Lithuania made lots of comments to EC on Kaliningrad transit – PM

  • 2022-06-27
  • BNS/TBT Staff

VILNIUS - Lithuania has provided quite a number of comments to the European Commission as the latter is drafting new guidelines on how the existing EU sanctions for Russia should apply to the transit of goods to Kaliningrad, Lithuanian Prime Minister Ingrida Simonyte says.

Lithuanian leaders met at the Presidential Palace on Monday and agreed on "key principles and provisions" for consultations with the EC. The Commission is still drafting the document and Lithuania had the opportunity to comment on it over the weekend, Simonyte said.

"Lithuania made a number of comments to the Commission, but since the work is ongoing, I wouldn't want to comment any further," the prime minister told reporters at the Seimas on Monday.

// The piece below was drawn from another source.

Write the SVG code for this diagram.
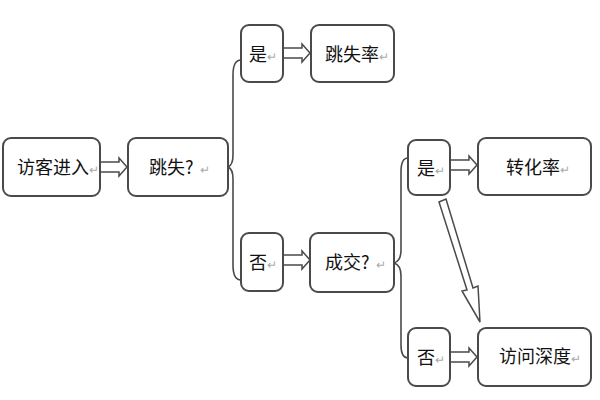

In her words, the EC had sent a document which, Lithuania's representatives maintain, "has a lot of uncertainties and causes additional problems".

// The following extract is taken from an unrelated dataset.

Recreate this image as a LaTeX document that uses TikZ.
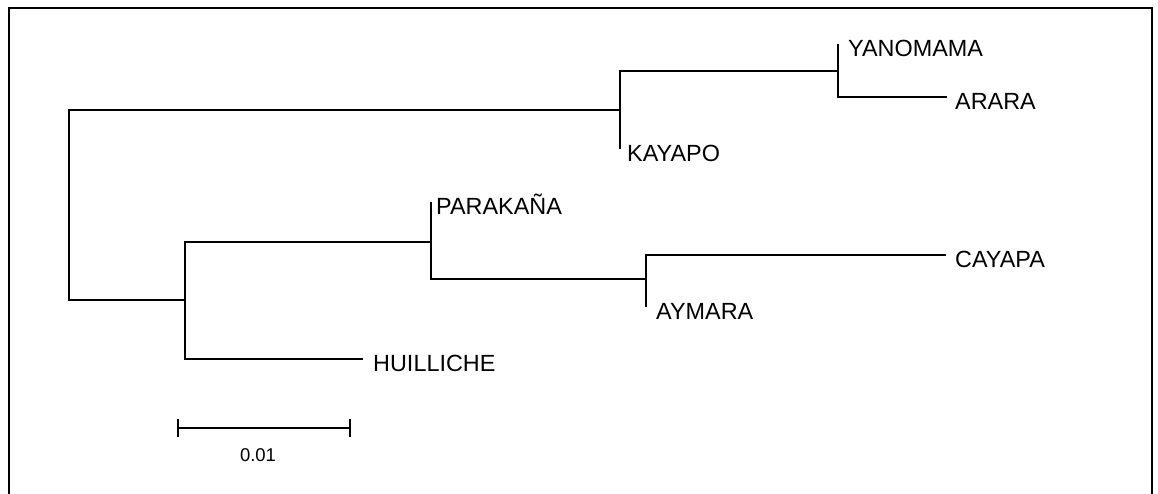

"We drew the EC's attention to all these problems, as far as we know, the work is ongoing," Simonyte added.

Earlier this month, Lithuania restricted the transit of steel and ferrous metals to Kaliningrad when the existing EU sanctions came into force, and said it did so in line with the EC's clarification.

Moscow says the transit restrictions violate international agreements and has threatened to retaliate.

In response to the situation, the EC is currently preparing updated guidelines on the sanctions implementation.

"Perhaps that position is being amended or effort to do so is being made after somehow someone got surprised that the regulation could be interpreted the way it is being applied right now. It seems to me that this should not be very surprising, but this is usually the case in life, and it seems to me that it is not only in this case when two lawyers can have two different interpretations of the same text," Simonyte said.

One of the issues that is now being addressed is the application of the sanctions to different groups of sanctioned goods.

"We certainly cannot have inconsistent positions as we believe there's no difference. The main difference of the regulation's application to different goods is only in the time when the transitional periods expire," she said.